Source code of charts
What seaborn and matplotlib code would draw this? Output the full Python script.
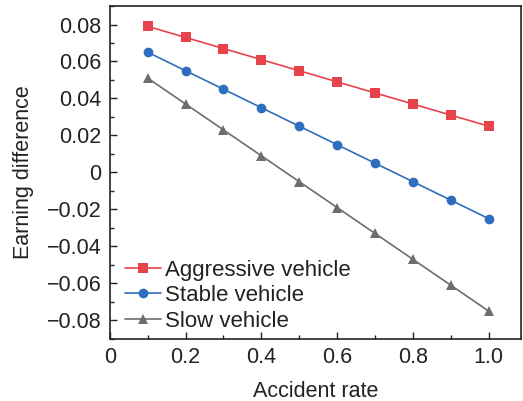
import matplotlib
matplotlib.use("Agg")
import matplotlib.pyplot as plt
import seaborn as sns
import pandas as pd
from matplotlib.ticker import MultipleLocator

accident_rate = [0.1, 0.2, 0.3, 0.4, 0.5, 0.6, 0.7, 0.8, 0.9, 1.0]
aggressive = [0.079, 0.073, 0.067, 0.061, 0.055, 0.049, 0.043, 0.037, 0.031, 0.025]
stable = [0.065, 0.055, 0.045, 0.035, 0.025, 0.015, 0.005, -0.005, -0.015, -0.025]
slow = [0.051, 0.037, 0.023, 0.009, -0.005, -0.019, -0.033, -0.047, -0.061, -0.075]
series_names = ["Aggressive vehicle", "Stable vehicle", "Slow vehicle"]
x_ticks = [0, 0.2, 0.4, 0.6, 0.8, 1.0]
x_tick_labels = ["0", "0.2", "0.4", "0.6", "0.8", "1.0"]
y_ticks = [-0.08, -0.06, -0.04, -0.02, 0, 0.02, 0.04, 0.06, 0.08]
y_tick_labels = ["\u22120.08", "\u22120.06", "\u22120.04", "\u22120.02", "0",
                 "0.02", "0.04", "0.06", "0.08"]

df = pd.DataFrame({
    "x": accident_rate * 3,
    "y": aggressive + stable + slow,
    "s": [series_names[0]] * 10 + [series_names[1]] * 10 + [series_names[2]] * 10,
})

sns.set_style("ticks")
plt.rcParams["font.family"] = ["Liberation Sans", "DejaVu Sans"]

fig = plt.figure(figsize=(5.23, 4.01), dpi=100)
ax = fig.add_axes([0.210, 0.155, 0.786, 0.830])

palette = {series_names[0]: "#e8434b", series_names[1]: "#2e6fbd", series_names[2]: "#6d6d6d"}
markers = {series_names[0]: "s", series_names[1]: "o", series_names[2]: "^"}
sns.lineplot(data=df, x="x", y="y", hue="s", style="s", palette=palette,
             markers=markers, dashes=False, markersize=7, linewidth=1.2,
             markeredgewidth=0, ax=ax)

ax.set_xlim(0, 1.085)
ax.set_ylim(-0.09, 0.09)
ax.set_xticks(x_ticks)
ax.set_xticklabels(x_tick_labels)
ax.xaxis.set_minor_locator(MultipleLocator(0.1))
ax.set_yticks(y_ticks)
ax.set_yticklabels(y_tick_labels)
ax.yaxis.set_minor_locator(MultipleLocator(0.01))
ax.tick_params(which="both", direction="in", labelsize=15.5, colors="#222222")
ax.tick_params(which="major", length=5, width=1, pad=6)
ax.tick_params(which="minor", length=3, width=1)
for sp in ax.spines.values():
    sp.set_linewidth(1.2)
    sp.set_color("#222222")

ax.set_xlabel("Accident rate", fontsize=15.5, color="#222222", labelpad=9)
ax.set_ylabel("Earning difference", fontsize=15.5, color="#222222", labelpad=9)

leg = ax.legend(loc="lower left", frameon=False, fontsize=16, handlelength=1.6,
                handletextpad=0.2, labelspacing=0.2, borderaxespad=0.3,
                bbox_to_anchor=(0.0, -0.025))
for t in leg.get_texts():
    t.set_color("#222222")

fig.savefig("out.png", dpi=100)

...

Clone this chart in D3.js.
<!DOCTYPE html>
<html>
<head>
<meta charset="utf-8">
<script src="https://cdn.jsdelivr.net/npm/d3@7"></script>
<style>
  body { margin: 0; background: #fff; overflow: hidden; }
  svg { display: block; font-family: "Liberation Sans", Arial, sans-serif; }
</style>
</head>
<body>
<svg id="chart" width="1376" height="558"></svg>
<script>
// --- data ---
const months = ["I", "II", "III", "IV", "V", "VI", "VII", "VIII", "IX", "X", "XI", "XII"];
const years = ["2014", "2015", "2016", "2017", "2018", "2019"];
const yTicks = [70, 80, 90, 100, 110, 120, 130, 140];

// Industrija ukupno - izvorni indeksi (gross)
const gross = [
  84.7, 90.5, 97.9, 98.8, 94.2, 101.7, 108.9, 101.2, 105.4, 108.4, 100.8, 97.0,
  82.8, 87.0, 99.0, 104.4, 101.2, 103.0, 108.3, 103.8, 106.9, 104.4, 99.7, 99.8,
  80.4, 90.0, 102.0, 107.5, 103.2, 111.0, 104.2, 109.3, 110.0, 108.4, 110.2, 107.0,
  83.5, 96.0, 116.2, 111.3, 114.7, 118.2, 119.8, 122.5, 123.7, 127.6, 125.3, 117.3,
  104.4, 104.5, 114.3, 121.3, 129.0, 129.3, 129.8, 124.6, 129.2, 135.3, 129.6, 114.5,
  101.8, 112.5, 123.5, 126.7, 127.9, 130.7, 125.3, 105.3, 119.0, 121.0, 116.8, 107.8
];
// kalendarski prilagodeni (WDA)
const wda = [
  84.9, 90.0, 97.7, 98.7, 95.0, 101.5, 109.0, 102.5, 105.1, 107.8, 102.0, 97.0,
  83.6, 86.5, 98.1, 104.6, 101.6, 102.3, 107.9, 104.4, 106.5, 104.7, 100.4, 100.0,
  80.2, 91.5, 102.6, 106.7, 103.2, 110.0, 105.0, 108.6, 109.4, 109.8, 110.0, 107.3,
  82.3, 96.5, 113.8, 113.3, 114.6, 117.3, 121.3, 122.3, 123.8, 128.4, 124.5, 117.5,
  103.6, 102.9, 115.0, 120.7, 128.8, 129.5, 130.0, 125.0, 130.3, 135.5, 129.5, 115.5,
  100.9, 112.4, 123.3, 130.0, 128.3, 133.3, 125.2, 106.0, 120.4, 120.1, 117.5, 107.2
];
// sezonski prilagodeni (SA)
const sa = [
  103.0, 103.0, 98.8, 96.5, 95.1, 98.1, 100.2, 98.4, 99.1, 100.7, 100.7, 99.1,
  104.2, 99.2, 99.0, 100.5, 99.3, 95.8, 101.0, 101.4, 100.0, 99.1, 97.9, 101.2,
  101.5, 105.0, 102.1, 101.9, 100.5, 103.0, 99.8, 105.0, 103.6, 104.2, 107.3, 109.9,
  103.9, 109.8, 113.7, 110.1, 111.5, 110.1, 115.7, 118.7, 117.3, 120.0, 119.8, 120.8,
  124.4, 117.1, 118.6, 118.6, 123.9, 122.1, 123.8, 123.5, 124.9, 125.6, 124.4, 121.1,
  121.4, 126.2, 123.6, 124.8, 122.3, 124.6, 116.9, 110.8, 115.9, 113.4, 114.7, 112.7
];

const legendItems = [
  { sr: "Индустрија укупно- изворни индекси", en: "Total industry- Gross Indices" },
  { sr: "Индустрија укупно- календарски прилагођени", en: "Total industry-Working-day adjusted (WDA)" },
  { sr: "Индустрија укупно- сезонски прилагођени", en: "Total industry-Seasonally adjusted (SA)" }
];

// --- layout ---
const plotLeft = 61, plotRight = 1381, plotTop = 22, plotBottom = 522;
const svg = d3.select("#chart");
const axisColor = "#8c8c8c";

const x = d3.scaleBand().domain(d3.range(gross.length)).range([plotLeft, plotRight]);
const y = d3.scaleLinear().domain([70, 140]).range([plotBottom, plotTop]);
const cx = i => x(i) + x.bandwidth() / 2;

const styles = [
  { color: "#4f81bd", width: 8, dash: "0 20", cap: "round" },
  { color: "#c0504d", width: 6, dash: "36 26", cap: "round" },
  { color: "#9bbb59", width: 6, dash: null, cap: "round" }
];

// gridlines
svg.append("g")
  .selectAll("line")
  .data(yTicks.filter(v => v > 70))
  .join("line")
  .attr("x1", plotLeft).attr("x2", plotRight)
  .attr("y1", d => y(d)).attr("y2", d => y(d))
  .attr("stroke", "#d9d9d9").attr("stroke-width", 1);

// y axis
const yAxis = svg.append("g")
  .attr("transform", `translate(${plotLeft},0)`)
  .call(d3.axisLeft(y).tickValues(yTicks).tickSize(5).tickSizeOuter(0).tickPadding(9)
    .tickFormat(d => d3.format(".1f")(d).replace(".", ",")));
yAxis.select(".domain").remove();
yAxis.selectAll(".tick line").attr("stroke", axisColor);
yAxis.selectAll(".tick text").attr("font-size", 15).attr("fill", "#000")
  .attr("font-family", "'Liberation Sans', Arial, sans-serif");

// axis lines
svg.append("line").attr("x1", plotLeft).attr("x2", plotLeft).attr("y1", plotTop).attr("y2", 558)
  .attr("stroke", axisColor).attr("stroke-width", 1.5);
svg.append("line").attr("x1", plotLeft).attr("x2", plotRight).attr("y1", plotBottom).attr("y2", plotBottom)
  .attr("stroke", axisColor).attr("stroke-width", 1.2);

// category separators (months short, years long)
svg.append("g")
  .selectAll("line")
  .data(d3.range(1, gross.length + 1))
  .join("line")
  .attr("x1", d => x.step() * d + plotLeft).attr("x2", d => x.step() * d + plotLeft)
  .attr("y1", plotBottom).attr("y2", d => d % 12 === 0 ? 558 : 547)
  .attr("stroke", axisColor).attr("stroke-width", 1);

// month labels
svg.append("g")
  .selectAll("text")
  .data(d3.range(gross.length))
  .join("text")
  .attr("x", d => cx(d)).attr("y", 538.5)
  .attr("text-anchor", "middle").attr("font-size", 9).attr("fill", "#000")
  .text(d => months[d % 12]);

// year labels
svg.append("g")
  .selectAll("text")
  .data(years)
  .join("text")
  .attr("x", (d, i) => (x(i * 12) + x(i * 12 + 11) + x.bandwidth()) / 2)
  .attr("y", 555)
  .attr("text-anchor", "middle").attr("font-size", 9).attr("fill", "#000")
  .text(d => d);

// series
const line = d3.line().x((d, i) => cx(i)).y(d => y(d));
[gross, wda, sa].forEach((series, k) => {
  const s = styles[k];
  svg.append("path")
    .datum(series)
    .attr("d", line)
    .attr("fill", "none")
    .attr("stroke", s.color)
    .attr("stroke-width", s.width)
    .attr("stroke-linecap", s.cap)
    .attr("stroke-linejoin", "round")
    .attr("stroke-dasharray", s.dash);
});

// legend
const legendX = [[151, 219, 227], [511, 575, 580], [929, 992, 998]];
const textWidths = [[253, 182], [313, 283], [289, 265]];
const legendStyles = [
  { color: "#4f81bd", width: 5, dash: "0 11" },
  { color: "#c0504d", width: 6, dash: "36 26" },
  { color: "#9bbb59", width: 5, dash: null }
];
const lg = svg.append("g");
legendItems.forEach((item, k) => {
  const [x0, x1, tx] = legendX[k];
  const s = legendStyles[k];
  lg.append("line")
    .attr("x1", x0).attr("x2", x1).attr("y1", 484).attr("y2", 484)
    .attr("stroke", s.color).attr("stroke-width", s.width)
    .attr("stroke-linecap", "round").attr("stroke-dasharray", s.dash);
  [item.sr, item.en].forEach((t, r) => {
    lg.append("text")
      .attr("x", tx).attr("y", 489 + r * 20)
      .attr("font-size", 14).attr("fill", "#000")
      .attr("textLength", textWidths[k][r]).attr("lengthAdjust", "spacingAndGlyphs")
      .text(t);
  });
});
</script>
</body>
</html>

> **WHAT THE TASK ASKS**: Transcribe only the lines above that start at the line containing "What seaborn and" and end at the line containing "from matplotlib.ticker import MultipleLocator". Omit pictures.

> **PROBLEM SOLUTION**:
What seaborn and matplotlib code would draw this? Output the full Python script.
import matplotlib
matplotlib.use("Agg")
import matplotlib.pyplot as plt
import seaborn as sns
import pandas as pd
from matplotlib.ticker import MultipleLocator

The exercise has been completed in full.